Entre missas e mísseis teus irmãos
Entre medos e mitos teus amigos
Entretanto entre portas tu contigo
entretido a sonhar como eles vão
Entre que muros moram suas mãos
Entre que murtas montam seus abrigos
Entre quem possa ver deste postigo
entre que morros morrem de aflição
Entre murros enfrentam-se os mais tristes
Entre jogos ou danças proibidas
entre Deus e a droga os menos fortes
Entre todos e tu vê o que existe
Entreacto em comum somente a vida
Entre tímidas aspas já a morte
Escolhi este soneto entre a vasta obra de David Mourão-Ferreira, não exactamente ao acaso mas, precisamente porque gosto. Também não foi eleito com o sentido de fazer uma análise do poema e muito menos da sua obra.
Não o saberia fazer. Não será fácil falar de obra tão avultada e de tanto mérito.
Incluí neste texto um soneto de David Mourão-Ferreira para ilustrar as minhas palavras de mais um MESTRE. Meu e de tantos.
David Mourão-Ferreira licenciou-se em Filologia Românica em 1951.
Foi professor do ensino técnico e do ensino liceal e depois iniciou a sua carreira de professor universitário na Faculdade de Letras de Lisboa.
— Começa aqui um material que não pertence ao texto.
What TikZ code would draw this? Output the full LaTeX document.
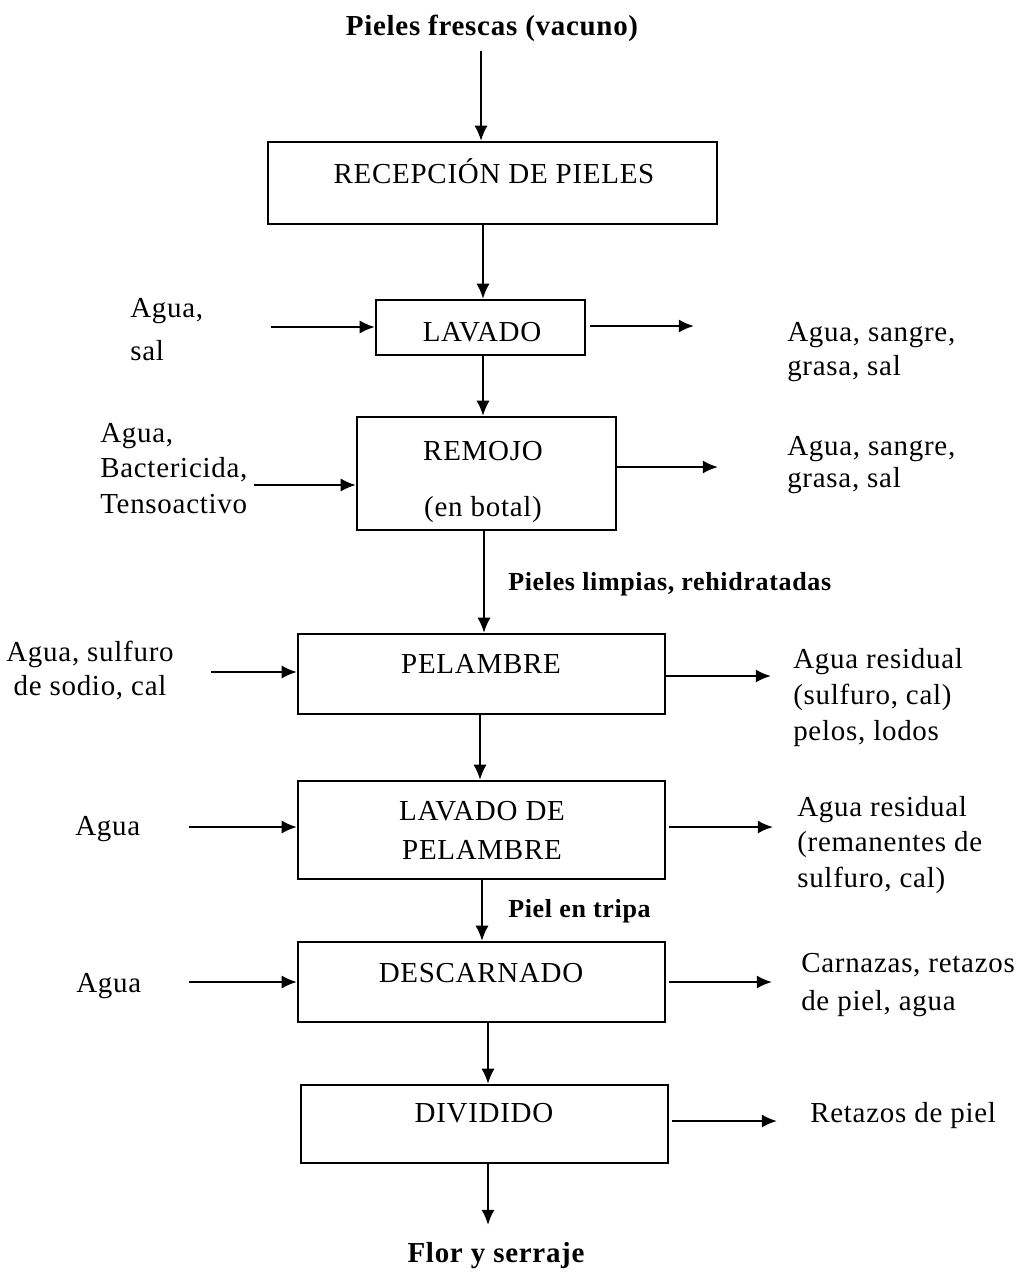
\documentclass[tikz,border=0pt]{standalone}
\usepackage{fontspec}
\setmainfont{Liberation Serif}[LetterSpace=2.5]
\usetikzlibrary{arrows.meta}
\newcommand{\txtsz}[1]{\fontsize{20.6pt}{#1}\selectfont}
\newcommand{\smallbold}{\fontsize{18.5pt}{22pt}\selectfont\bfseries}
\begin{document}
\begin{tikzpicture}[x=0.025cm, y=-0.025cm,
  proc/.style={draw, line width=1.5pt, inner sep=0pt},
  boxtxt/.style={font=\txtsz{25.6pt}, align=center, anchor=base, inner sep=0pt},
  side/.style={font=\txtsz{#1}, align=left, anchor=base west, inner sep=0pt},
  sidec/.style={font=\txtsz{#1}, align=center, anchor=base, inner sep=0pt},
  flowlbl/.style={font=\smallbold, anchor=base west, inner sep=0pt},
  endlbl/.style={font=\txtsz{25pt}\bfseries, anchor=base, inner sep=0pt},
  arr/.style={line width=1.6pt, -{Latex[length=0.38cm,width=0.33cm]}}
]
\useasboundingbox (0,0) rectangle (1015,1272);

% ---- process boxes ----
\node[proc, minimum width=11.225cm, minimum height=2.05cm] (rec) at (492.5,183) {};
\node[proc, minimum width=5.225cm,  minimum height=1.375cm] (lav) at (480.5,327.5) {};
\node[proc, minimum width=6.475cm,  minimum height=2.825cm] (rem) at (486.5,473.5) {};
\node[proc, minimum width=9.175cm,  minimum height=2.0cm]   (pel) at (481.5,674) {};
\node[proc, minimum width=9.175cm,  minimum height=2.45cm]  (lvp) at (481.5,830) {};
\node[proc, minimum width=9.175cm,  minimum height=2.0cm]   (des) at (481.5,982) {};
\node[proc, minimum width=9.175cm,  minimum height=1.95cm]  (div) at (484.5,1124) {};

% ---- box captions (base anchor = baseline of the last line) ----
\node[boxtxt] (recT) at (494,183) {RECEPCIÓN DE PIELES};
\node[boxtxt] (lavT) at (482,341) {LAVADO};
\node[boxtxt] (remT) at (483,516) {REMOJO\\[0.5cm](en botal)};
\node[boxtxt] (pelT) at (481,673) {PELAMBRE};
\node[boxtxt, font=\txtsz{27.7pt}] (lvpT) at (482,859) {LAVADO DE\\PELAMBRE};
\node[boxtxt] (desT) at (481,982) {DESCARNADO};
\node[boxtxt] (divT) at (484,1122) {DIVIDIDO};

% ---- main flow ----
\node[endlbl] (src) at (492,35) {Pieles frescas (vacuno)};
\node[endlbl] (prod) at (496,1262) {Flor y serraje};

\coordinate (c0) at (481,0);
\coordinate (c1) at (483,0);
\coordinate (c2) at (484,0);
\coordinate (c3) at (480,0);
\coordinate (c4) at (482,0);
\coordinate (c5) at (488,0);
\coordinate (endB) at (488,1225);

\draw[arr, shorten <=0.25cm] (c0 |- src.south) -- (c0 |- rec.north);
\draw[arr] (c1 |- rec.south) -- (c1 |- lav.north);
\draw[arr] (c1 |- lav.south) -- (c1 |- rem.north);
\draw[arr] (c2 |- rem.south) -- (c2 |- pel.north);
\draw[arr] (c3 |- pel.south) -- (c3 |- lvp.north);
\draw[arr] (c4 |- lvp.south) -- (c4 |- des.north);
\draw[arr] (c5 |- des.south) -- (c5 |- div.north);
\draw[arr] (c5 |- div.south) -- (endB);

\node[flowlbl] (lblA) at (508,590) {Pieles limpias, rehidratadas};
\node[flowlbl] (lblB) at (508,917) {Piel en tripa};

% ---- inputs ----
\node[side=29.9pt] (inLav) at (130,360) {Agua,\\sal};
\coordinate (inLavS) at (271,327);
\draw[arr] (inLavS) -- (inLavS -| lav.west);

\node[side=24.9pt] (inRem) at (100,513) {Agua,\\Bactericida,\\Tensoactivo};
\coordinate (inRemS) at (254,485);
\draw[arr] (inRemS) -- (inRemS -| rem.west);

\node[sidec=23.5pt] (inPel) at (90,695) {Agua, sulfuro\\de sodio, cal};
\coordinate (inPelS) at (211,672);
\draw[arr] (inPelS) -- (inPelS -| pel.west);

\node[side=25pt] (inLvp) at (75,835) {Agua};
\coordinate (inLvpS) at (189,827);
\draw[arr] (inLvpS) -- (inLvpS -| lvp.west);

\node[side=25pt] (inDes) at (76,992) {Agua};
\coordinate (inDesS) at (189,982);
\draw[arr] (inDesS) -- (inDesS -| des.west);

% ---- outputs ----
\coordinate (outLavE) at (694,326);
\draw[arr] (outLavE -| lav.east) ++(4,0) -- (outLavE);
\node[side=23.5pt] (outLav) at (787,375) {Agua, sangre,\\grasa, sal};

\coordinate (outRemE) at (718,467);
\draw[arr] (outRemE -| rem.east) -- (outRemE);
\node[side=22.5pt] (outRem) at (787,487) {Agua, sangre,\\grasa, sal};

\coordinate (outPelE) at (771,676);
\draw[arr] (outPelE -| pel.east) -- (outPelE);
\node[side=25.6pt] (outPel) at (793,740) {Agua residual\\(sulfuro, cal)\\pelos, lodos};

\coordinate (outLvpE) at (773,827);
\draw[arr] (outLvpE -| lvp.east) ++(3,0) -- (outLvpE);
\node[side=24.9pt] (outLvp) at (797,887) {Agua residual\\(remanentes de\\sulfuro, cal)};

\coordinate (outDesE) at (772,982);
\draw[arr] (outDesE -| des.east) ++(3,0) -- (outDesE);
\node[side=27pt] (outDes) at (801,1010) {Carnazas, retazos\\de piel, agua};

\coordinate (outDivE) at (777,1121);
\draw[arr] (outDivE -| div.east) ++(3,0) -- (outDivE);
\node[side=25pt] (outDiv) at (810,1122) {Retazos de piel};
\end{tikzpicture}
\end{document}
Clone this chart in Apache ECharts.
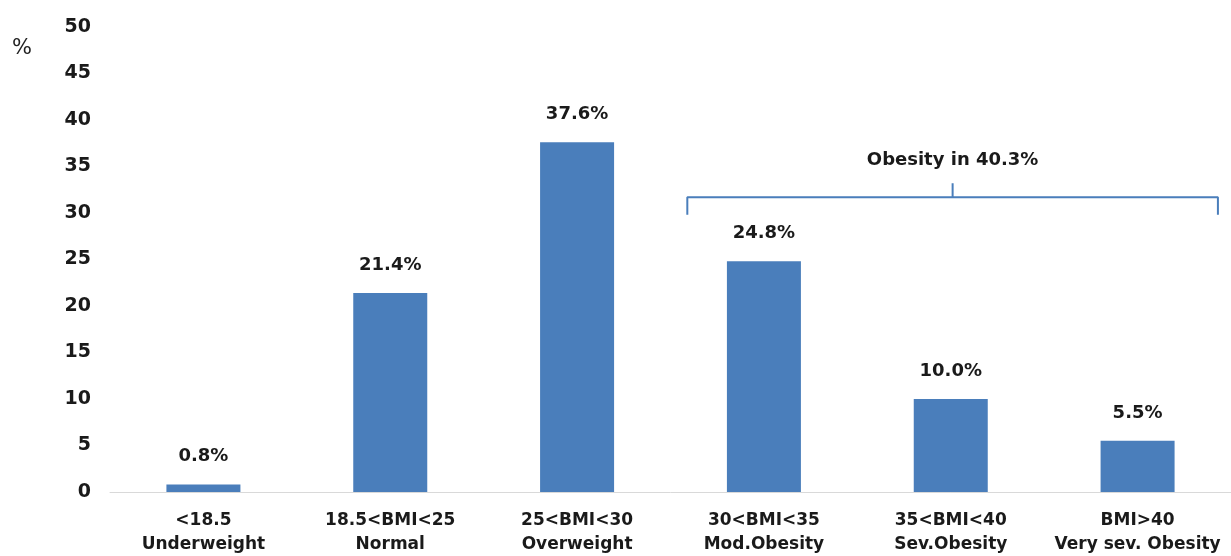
<!DOCTYPE html>
<html>
<head>
<meta charset="utf-8">
<script src="https://cdn.jsdelivr.net/npm/echarts@6/dist/echarts.min.js"></script>
<style>
  html, body { margin: 0; padding: 0; background: #ffffff; }
  #chart { width: 1231px; height: 556px; }
</style>
</head>
<body>
<div id="chart"></div>
<script>
// BMI classes and share of patients in each (%)
const categories = [
  '<18.5\nUnderweight',
  '18.5<BMI<25\nNormal',
  '25<BMI<30\nOverweight',
  '30<BMI<35\nMod.Obesity',
  '35<BMI<40\nSev.Obesity',
  'BMI>40\nVery sev. Obesity'
];
const shares = [0.8, 21.4, 37.6, 24.8, 10.0, 5.5];
const yTicks = [0, 5, 10, 15, 20, 25, 30, 35, 40, 45, 50];

// Obesity classes grouped by the bracket (indices into categories)
const obesityGroup = [3, 4, 5];
const obesityTotal = obesityGroup.reduce((s, i) => s + shares[i], 0);

// Bracket geometry in data units (x in category-index units, y in %)
const bracketSpan = [2.59, 5.43];
const bracketLevel = 31.7;
const bracketFoot = 29.8;
const bracketTickTop = 33.2;
const bracketMid = (bracketSpan[0] + bracketSpan[1]) / 2;

const FONT = 'DejaVu Sans';
const TEXT = '#1a1a1a';
const BLUE = '#4a7ebb';

const chart = echarts.init(document.getElementById('chart'), null, { renderer: 'canvas' });

chart.setOption({
  backgroundColor: '#ffffff',
  animation: false,
  grid: {
    left: 110, right: 0, top: 27, bottom: 64,
    containLabel: false,
    outerBoundsMode: 'none'
  },
  xAxis: [
    {
      type: 'category',
      data: categories,
      axisLine: { show: true, lineStyle: { color: '#d9d9d9', width: 1 } },
      axisTick: { show: false },
      axisLabel: {
        margin: 17,
        interval: 0,
        fontFamily: FONT,
        fontWeight: 'bold',
        fontSize: 17,
        lineHeight: 24,
        color: TEXT
      }
    },
    {
      // hidden linear axis spanning the same band, used to place the bracket
      type: 'value',
      min: -0.5,
      max: 5.5,
      show: false
    }
  ],
  yAxis: {
    type: 'value',
    min: yTicks[0],
    max: yTicks[yTicks.length - 1],
    interval: yTicks[1] - yTicks[0],
    axisLine: { show: false },
    axisTick: { show: false },
    splitLine: { show: false },
    axisLabel: {
      margin: 19,
      fontFamily: FONT,
      fontWeight: 'bold',
      fontSize: 19,
      color: TEXT
    }
  },
  graphic: [
    {
      type: 'text',
      left: 12,
      top: 38,
      style: {
        text: '%',
        fontFamily: FONT,
        fontSize: 21,
        fill: '#222222'
      }
    }
  ],
  series: [
    {
      type: 'bar',
      xAxisIndex: 0,
      data: shares,
      barWidth: 74,
      itemStyle: { color: BLUE },
      label: {
        show: true,
        position: 'top',
        distance: 19,
        formatter: p => p.value.toFixed(1) + '%',
        fontFamily: FONT,
        fontWeight: 'bold',
        fontSize: 18,
        color: TEXT
      }
    },
    {
      // bracket over the obesity classes
      type: 'line',
      xAxisIndex: 1,
      data: [
        [bracketSpan[0], bracketFoot],
        [bracketSpan[0], bracketLevel],
        [bracketSpan[1], bracketLevel],
        [bracketSpan[1], bracketFoot]
      ],
      symbol: 'none',
      lineStyle: { color: BLUE, width: 2 },
      silent: true
    },
    {
      // centre tick of the bracket
      type: 'line',
      xAxisIndex: 1,
      data: [
        [bracketMid, bracketLevel],
        [bracketMid, bracketTickTop]
      ],
      symbol: 'none',
      lineStyle: { color: BLUE, width: 2 },
      silent: true
    },
    {
      // bracket caption
      type: 'scatter',
      xAxisIndex: 1,
      data: [[bracketMid, bracketTickTop]],
      symbolSize: 0,
      silent: true,
      itemStyle: { opacity: 1 },
      label: {
        show: true,
        position: 'top',
        distance: 14,
        formatter: () => 'Obesity in ' + obesityTotal.toFixed(1) + '%',
        fontFamily: FONT,
        fontWeight: 'bold',
        fontSize: 18,
        color: TEXT,
        opacity: 1
      }
    }
  ]
});
</script>
</body>
</html>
Afastado desta actividade entre 1963 e 1970, por motivos políticos. Foi professor catedrático convidado da mesma instituição a partir de 1990. Simultaneamente manteve nos anos 1960 programas culturais de rádio e televisão.
Foi secretário-geral da Sociedade Portuguesa de Autores e, mais tarde, presidente da Associação Portuguesa de Escritores.
Após o 25 de Abril de 1974 foi Secretário de Estado da Cultura em vários governos entre 1976 e 1978. A partir de 1981 é Responsável pelo Serviço de Bibliotecas Itinerantes e Fixas da Fundação Calouste Gulbenkian, e dirigiu a revista Colóquio/Letras, da mesma instituição
A sua carreira literária teve início em 1945, com a publicação de alguns poemas na revista Seara Nova, e em 1950, publicou o seu primeiro volume de poesia Secreta Viagem.
Colaborou nas revistas Graal e Vértice e foi um dos co-fundadores da revista literária Távola Redonda. Igualmente colaborou com vários jornais, como o Diário Popular e O Primeiro de Janeiro, e foi também director-adjunto do jornal O Dia e director do jornal A Capital.
Na sua poesia é assinalada as presenças constantes da figura da mulher e do amor, sendo considerado como um dos poetas do erotismo na literatura portuguesa.
A vivência do tempo e da memória são também constantes na sua obra, assinalada por uma procura rigorosa de equilíbrio, de força lírica, de grande riqueza rítmica e melódica que fazem dele um clássico da modernidade
Para além de quase duas dezenas de títulos publicados em poesia, como ensaísta teve também diversas obras notáveis, e igualmente na ficção narrativa estreando-se em 1959 com Gaivotas em Terra.
Alguns textos seus foram adaptados à televisão e ao cinema, e foi ainda autor de poemas para fados, muitos deles celebrizados por Amália Rodrigues, tal como, Maria Lisboa, Nome de Rua, Fado Peniche, Barco Negro, Madrugada de Alfama entre outros.
Recebeu vários prémios pelas suas obras como o Prémio de Carreira da Sociedade Portuguesa de Autores e foi condecorado com a Grã-Cruz da Ordem de Santiago da Espada.
Poeta, ficcionista, ensaísta, professor, crítico, divulgador, tradutor e dramaturgo, são os aspectos que caracterizam o trajecto de um homem que deixou marca por onde passou e nas pessoas que conheceu.
Eu conheci o David Mourão-Ferreira em Caracas, já muito tempo depois de conhecer a sua obra.
Em 1990, foi a vez de ele ter sido convidado pelo Instituto Português de Cultura de Caracas para as manifestações do Dia de Portugal. Como era habitual para com os convidados, foi constante a minha companhia.
Ficámos amigos.
Até que, na cama do hospital me prometeu escrever um texto para um catálogo de uma exposição minha. Já não lhe foi possível escrever.